Articles
Hindutva and its counter-narratives
At the heart of the Sangh Parivar’s strategy is an irreducible contradiction between a modernity that augments high-end capitalism best symbolised by the rhetoric of growth and the bullet train, and a politics that systematically destroys the social form necessary for capitalist growth. This is a tension that will effectively decide the future of rightwing political mobilisation in India.
One way to read this growing contradiction is to argue that the Right under BJP is attempting to tie both ends of the spectrum. In other words, they are laying roads to fast-paced globalisation and neo-liberal reforms and also mobilising the growing discontent against it. This in effect seems to be the global current with the election of Donald Trump in the US. He is the first ‘White President’ symbolising the ‘White backlash’ of the countryside that has struggled to cope with the consequences of two decades of neo-liberal reforms. That is precisely the reason that more the discontent with neo-liberal capitalism, the more pro-corporate governments are put in place by the electorates.
In India too, the discontent began with the poor implementation of welfare policies such as the NREGA by the Congress but the electorate chose a government that in effect cut funds for such welfare schemes. What we have today is a right-based politics that both introduces globalisation and also provides its antidote. We have the rhetoric of development but also a rise in the so-called fringe groups that mobilise against the very modernity necessary for capitalist development, including principles of rule of law, civil liberties, right to privacy and dignity, diversity and contractualised social relations. In effect, these are the principles that challenge and undermine the communitarian sensibilities.
Capital by its very logic displaces community through the processes of individuation and consumerism. The insecurity of communitarian sensibilities is mobilised through mass lynchings, growing protests against films such as Padmavati catering to Rajput pride, Love Jihad, countering demands for criminalising marital rape, among others. Majoritarianism is being constructed by disallowing and humiliating the same communitarian sensibilities of the religious minorities, such as the Muslims, by legislating on Triple Talaq, raising the issue of Pasmanda Muslims, and further sharpening the conflict in Kashmir. Exclusion of the Muslims and disallowing a monolithic imagination for the religious minorities is to by default allow the majority to consolidate.
Further, the right, therefore, lays emphasis on constructing a monolithic Hindu Community by taking up or inventing issues such as beef or sanctity of the cow as a common practice among the Hindus across the nation, which also sharpens the divide with the religious minorities.

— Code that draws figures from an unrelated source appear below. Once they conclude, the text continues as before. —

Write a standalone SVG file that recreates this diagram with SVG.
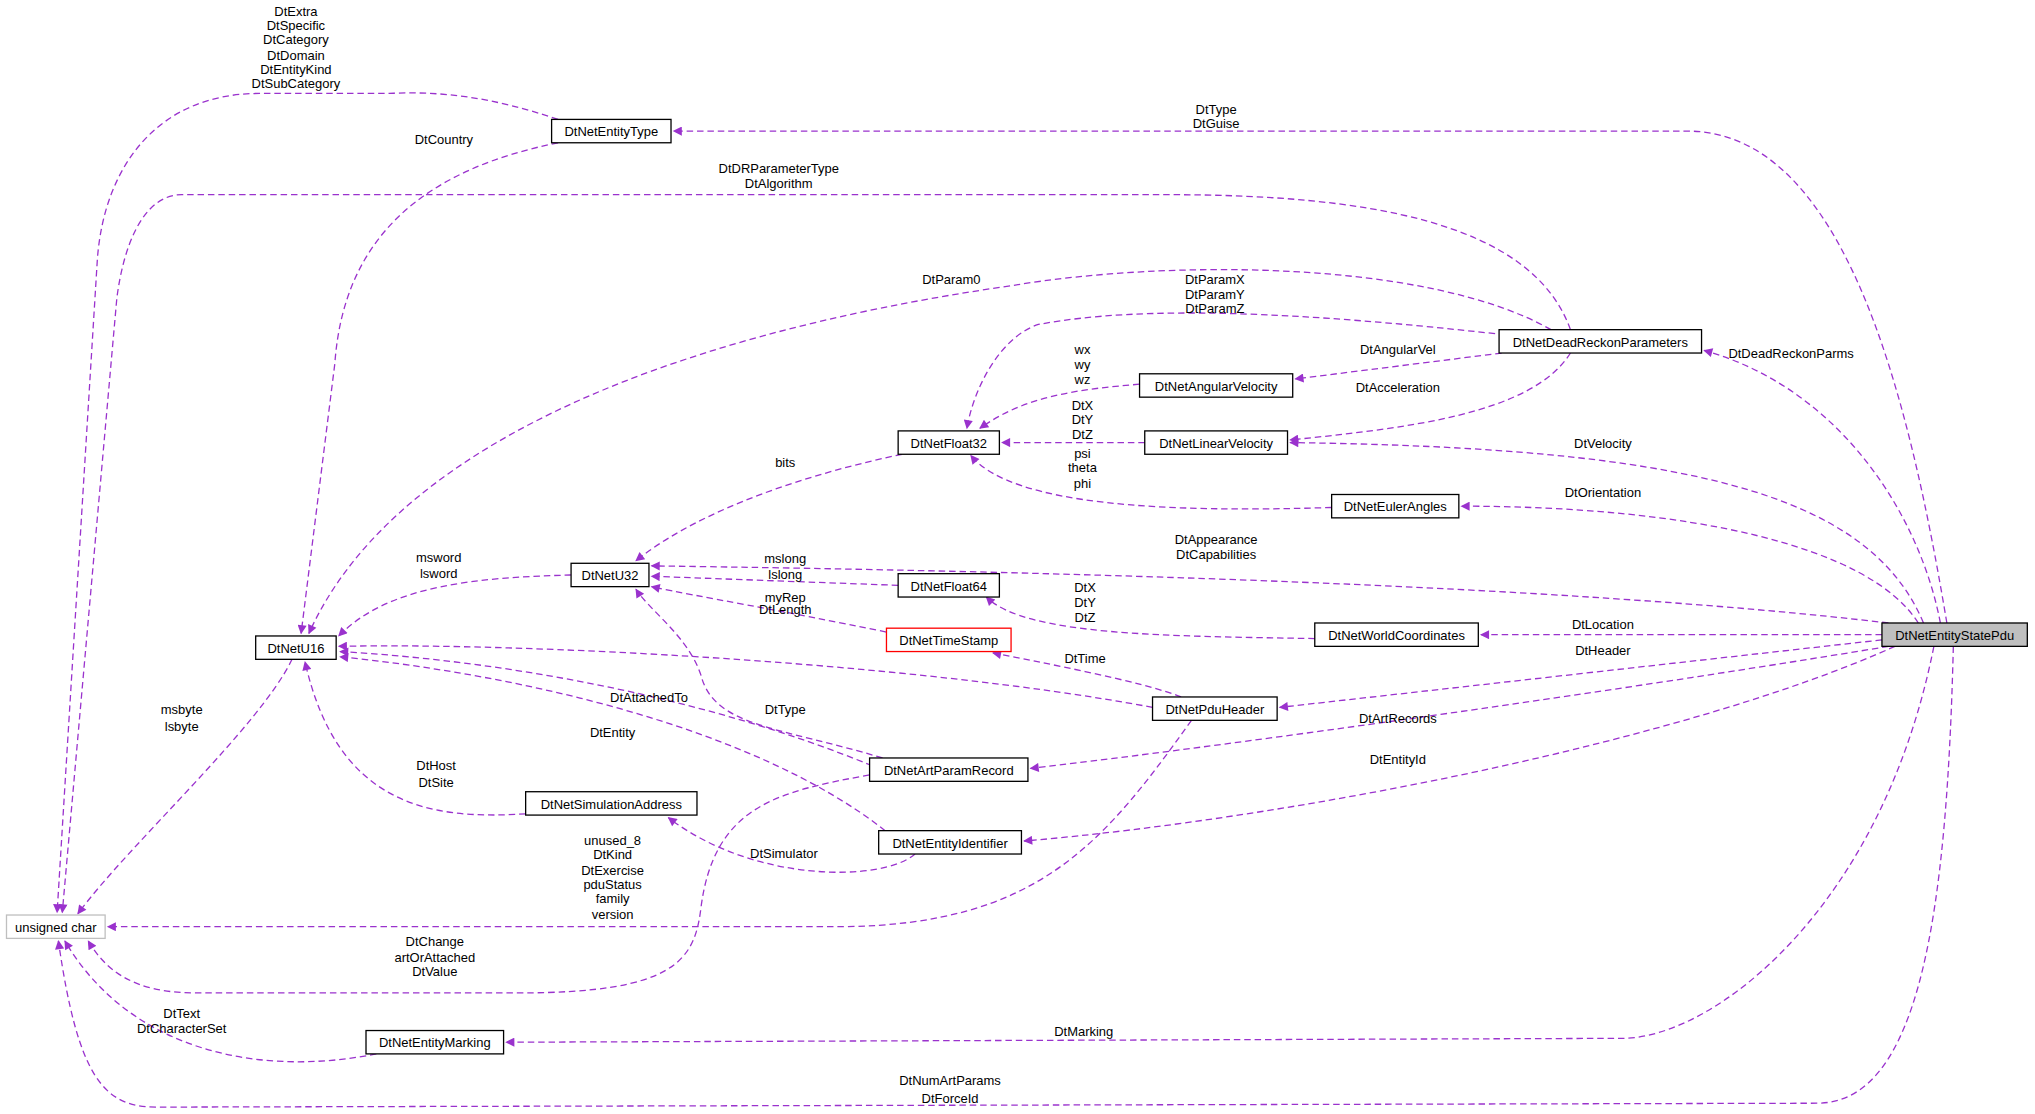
<svg xmlns="http://www.w3.org/2000/svg" width="2035" height="1114" viewBox="0 0 2035 1114">
<style>
text{font-family:"Liberation Sans",Arial,sans-serif;font-size:10px;fill:#000;text-anchor:middle}
.n rect{fill:#fff;stroke:#000;stroke-width:1}
.e path{fill:none;stroke:#9a32cd;stroke-width:1;stroke-dasharray:5,3;marker-end:url(#a)}
</style>
<defs><marker id="a" viewBox="0 0 10 10" refX="9" refY="5" markerWidth="9" markerHeight="7" orient="auto" markerUnits="userSpaceOnUse"><path d="M0,0L10,5L0,10z" fill="#9a32cd"/></marker></defs>
<rect width="2035" height="1114" fill="#fff"/>
<g transform="scale(1.2979)">
<g class="e">
<path d="M1500,480 C1470,300 1420,101 1300,101 L519,101"/>
<path d="M430,92 C380,75 340,70 300,72 L200,72 C120,72 80,130 75,200 L44,703"/>
<path d="M430,110 C330,130 265,180 258,280 L232,488"/>
<path d="M1210,254 C1180,170 1050,150 900,150 L140,150 C110,150 95,190 90,230 L48,703"/>
<path d="M1195,254 C1100,200 900,200 780,220 C500,260 300,350 238,488"/>
<path d="M1160,258 C1000,240 880,235 800,250 C770,260 750,300 745,330"/>
<path d="M1157,272 L998,292"/>
<path d="M1210,272 C1180,320 1080,330 994,339"/>
<path d="M878,296 C830,300 790,305 755,330"/>
<path d="M882,341 L772,341"/>
<path d="M1026,391 C900,395 780,390 748,351"/>
<path d="M695,350 C600,370 530,400 490,432"/>
<path d="M440,443 C370,445 300,450 261,490"/>
<path d="M692,451 L502,444"/>
<path d="M683,487 C600,470 540,460 502,452"/>
<path d="M888,545 C700,510 400,495 261,498"/>
<path d="M910,537 C880,525 800,510 765,503"/>
<path d="M918,555 C850,650 800,712 650,714 L83,714"/>
<path d="M680,584 C600,560 550,560 540,520 C530,490 500,470 490,454"/>
<path d="M672,590 C550,540 400,510 262,502"/>
<path d="M670,597 C600,610 550,620 540,700 C535,740 520,765 400,765 L150,765 C100,765 80,745 68,725"/>
<path d="M682,640 C580,560 400,520 262,506"/>
<path d="M705,658 C680,680 580,680 515,630"/>
<path d="M405,627 C330,632 260,620 235,510"/>
<path d="M225,508 C200,560 100,650 60,704"/>
<path d="M290,812 C200,830 100,810 50,725"/>
<path d="M1490,498 C1450,700 1320,800 1250,800 L390,803"/>
<path d="M1505,498 C1500,700 1480,850 1400,850 L120,853 C80,853 60,830 45,725"/>
<path d="M1495,480 C1480,400 1420,300 1313,270"/>
<path d="M1482,480 C1440,380 1300,345 994,341"/>
<path d="M1478,480 C1440,420 1300,390 1126,390"/>
<path d="M1455,480 C1200,450 800,440 502,436"/>
<path d="M1450,489 L1141,489"/>
<path d="M1450,493 L986,545"/>
<path d="M1455,498 C1200,540 900,580 794,592"/>
<path d="M1460,498 C1300,570 1000,630 789,648"/>
<path d="M1013,492 C900,490 790,490 760,460"/>
</g>
<g id="labels">
<text x="937" y="88">DtType</text><text x="937" y="99">DtGuise</text>
<text x="228" y="12">DtExtra</text><text x="228" y="23">DtSpecific</text><text x="228" y="34">DtCategory</text><text x="228" y="46">DtDomain</text><text x="228" y="57">DtEntityKind</text><text x="228" y="68">DtSubCategory</text>
<text x="342" y="111">DtCountry</text>
<text x="600" y="133">DtDRParameterType</text><text x="600" y="145">DtAlgorithm</text>
<text x="733" y="219">DtParam0</text>
<text x="936" y="219">DtParamX</text><text x="936" y="230">DtParamY</text><text x="936" y="241">DtParamZ</text>
<text x="1077" y="273">DtAngularVel</text>
<text x="1077" y="302">DtAcceleration</text>
<text x="834" y="273">wx</text><text x="834" y="284">wy</text><text x="834" y="296">wz</text>
<text x="834" y="316">DtX</text><text x="834" y="327">DtY</text><text x="834" y="338">DtZ</text>
<text x="834" y="353">psi</text><text x="834" y="364">theta</text><text x="834" y="376">phi</text>
<text x="605" y="360">bits</text>
<text x="338" y="433">msword</text><text x="338" y="445">lsword</text>
<text x="605" y="434">mslong</text><text x="605" y="446">lslong</text>
<text x="605" y="464">myRep</text>
<text x="605" y="473">DtLength</text>
<text x="836" y="511">DtTime</text>
<text x="472" y="651">unused_8</text><text x="472" y="662">DtKind</text><text x="472" y="674">DtExercise</text><text x="472" y="685">pduStatus</text><text x="472" y="696">family</text><text x="472" y="708">version</text>
<text x="605" y="550">DtType</text>
<text x="500" y="541">DtAttachedTo</text>
<text x="335" y="729">DtChange</text><text x="335" y="741">artOrAttached</text><text x="335" y="752">DtValue</text>
<text x="472" y="568">DtEntity</text>
<text x="604" y="661">DtSimulator</text>
<text x="336" y="593">DtHost</text><text x="336" y="606">DtSite</text>
<text x="140" y="550">msbyte</text><text x="140" y="563">lsbyte</text>
<text x="140" y="784">DtText</text><text x="140" y="796">DtCharacterSet</text>
<text x="835" y="798">DtMarking</text>
<text x="732" y="836">DtNumArtParams</text><text x="732" y="850">DtForceId</text>
<text x="1380" y="276">DtDeadReckonParms</text>
<text x="1235" y="345">DtVelocity</text>
<text x="1235" y="383">DtOrientation</text>
<text x="937" y="419">DtAppearance</text><text x="937" y="431">DtCapabilities</text>
<text x="1235" y="485">DtLocation</text>
<text x="1235" y="505">DtHeader</text>
<text x="1077" y="557">DtArtRecords</text>
<text x="1077" y="589">DtEntityId</text>
<text x="836" y="456">DtX</text><text x="836" y="468">DtY</text><text x="836" y="479">DtZ</text>
</g>
<g id="DtNetEntityStatePdu" class="n"><rect x="1450" y="480" width="112" height="18" style="fill:#bfbfbf"/><text x="1506" y="493">DtNetEntityStatePdu</text></g>
<g id="DtNetEntityType" class="n"><rect x="425" y="92" width="92" height="18"/><text x="471" y="105">DtNetEntityType</text></g>
<g id="DtNetDeadReckonParameters" class="n"><rect x="1155" y="254" width="156" height="18"/><text x="1233" y="267">DtNetDeadReckonParameters</text></g>
<g id="DtNetAngularVelocity" class="n"><rect x="878" y="288" width="118" height="18"/><text x="937" y="301">DtNetAngularVelocity</text></g>
<g id="DtNetLinearVelocity" class="n"><rect x="882" y="332" width="110" height="18"/><text x="937" y="345">DtNetLinearVelocity</text></g>
<g id="DtNetFloat32" class="n"><rect x="692" y="332" width="78" height="18"/><text x="731" y="345">DtNetFloat32</text></g>
<g id="DtNetEulerAngles" class="n"><rect x="1026" y="381" width="98" height="18"/><text x="1075" y="394">DtNetEulerAngles</text></g>
<g id="DtNetU32" class="n"><rect x="440" y="434" width="60" height="18"/><text x="470" y="447">DtNetU32</text></g>
<g id="DtNetFloat64" class="n"><rect x="692" y="442" width="78" height="18"/><text x="731" y="455">DtNetFloat64</text></g>
<g id="DtNetU16" class="n"><rect x="197" y="490" width="62" height="18"/><text x="228" y="503">DtNetU16</text></g>
<g id="DtNetTimeStamp" class="n"><rect x="683" y="484" width="96" height="18" style="stroke:#f00"/><text x="731" y="497">DtNetTimeStamp</text></g>
<g id="DtNetWorldCoordinates" class="n"><rect x="1013" y="480" width="126" height="18"/><text x="1076" y="493">DtNetWorldCoordinates</text></g>
<g id="DtNetPduHeader" class="n"><rect x="888" y="537" width="96" height="18"/><text x="936" y="550">DtNetPduHeader</text></g>
<g id="DtNetArtParamRecord" class="n"><rect x="670" y="584" width="122" height="18"/><text x="731" y="597">DtNetArtParamRecord</text></g>
<g id="DtNetSimulationAddress" class="n"><rect x="405" y="610" width="132" height="18"/><text x="471" y="623">DtNetSimulationAddress</text></g>
<g id="DtNetEntityIdentifier" class="n"><rect x="677" y="640" width="110" height="18"/><text x="732" y="653">DtNetEntityIdentifier</text></g>
<g id="unsigned_char" class="n"><rect x="5" y="705" width="76" height="18" style="stroke:#bfbfbf"/><text x="43" y="718">unsigned char</text></g>
<g id="DtNetEntityMarking" class="n"><rect x="282" y="794" width="106" height="18"/><text x="335" y="807">DtNetEntityMarking</text></g>
</g>
</svg>
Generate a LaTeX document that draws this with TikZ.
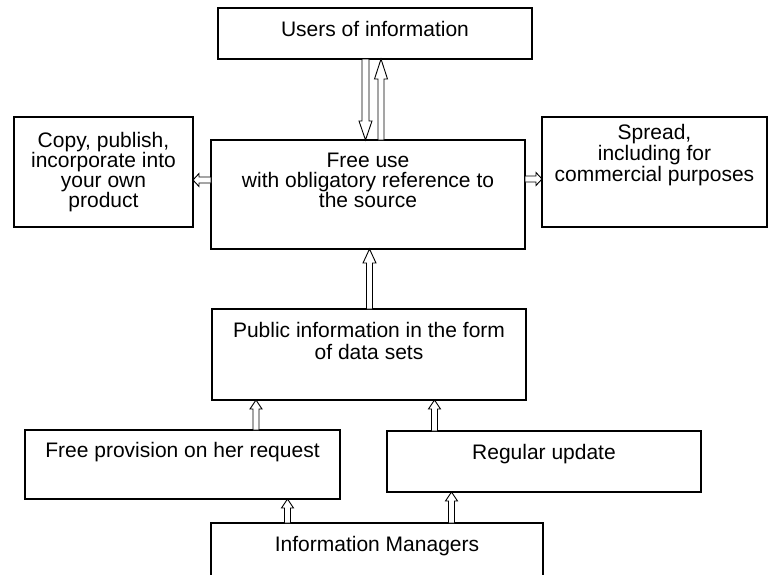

The tension between the two-pronged strategy of Modern Capitalism and Communitarian Hindutva is reflected in the anxieties of the liberal elite’s concern about the image of India globally and its impact on global investments, which compels the Prime Minister to issue a warning against the ‘cow vigilantes’ being a mafia and one cannot allow this, but without any follow-up action against them. The PM also issues statements in favour of freedom of press and rule of law, even as his fellow party men issue open threats to artists, journalists, academics, students, and anyone who opposes or critiques the current political dispensation. The critique is signified through the discourse of nationalism, in effect equating the party, and the leader with the nation. Further, the electorate is mobilised against any effective critique through the discourse against corruption. Corruption and Nationalism are the two ‘empty signifiers’ that tie up the loose ends in the two-pronged strategy.
How long can the right hold on to this two-pronged strategy? There have been chicks in the script laid out by the right in the recent past in relation to the dip in the GDP as a result of the populist policy of demonetisation, issue of employment on account of the model of jobless growth, discontent among traders with the effects of GST, as far as the economy is concerned. These are the inherent limitations of capitalism itself. However, there have been other kinds of counter-mobilisations erupting when community concerns have been raised, not as issues of culture, identity and recognition but as issues of social backwardness and economic opportunities reflected in the rise of opposition from the Patidars, Jats, and Marathas with relation to the demand for reservations, or those of the Dalits such as that of the Bhim Army in Uttar Pradesh, or the movement lead by Jignesh Mevani in Gujarat demanding land and social mobility.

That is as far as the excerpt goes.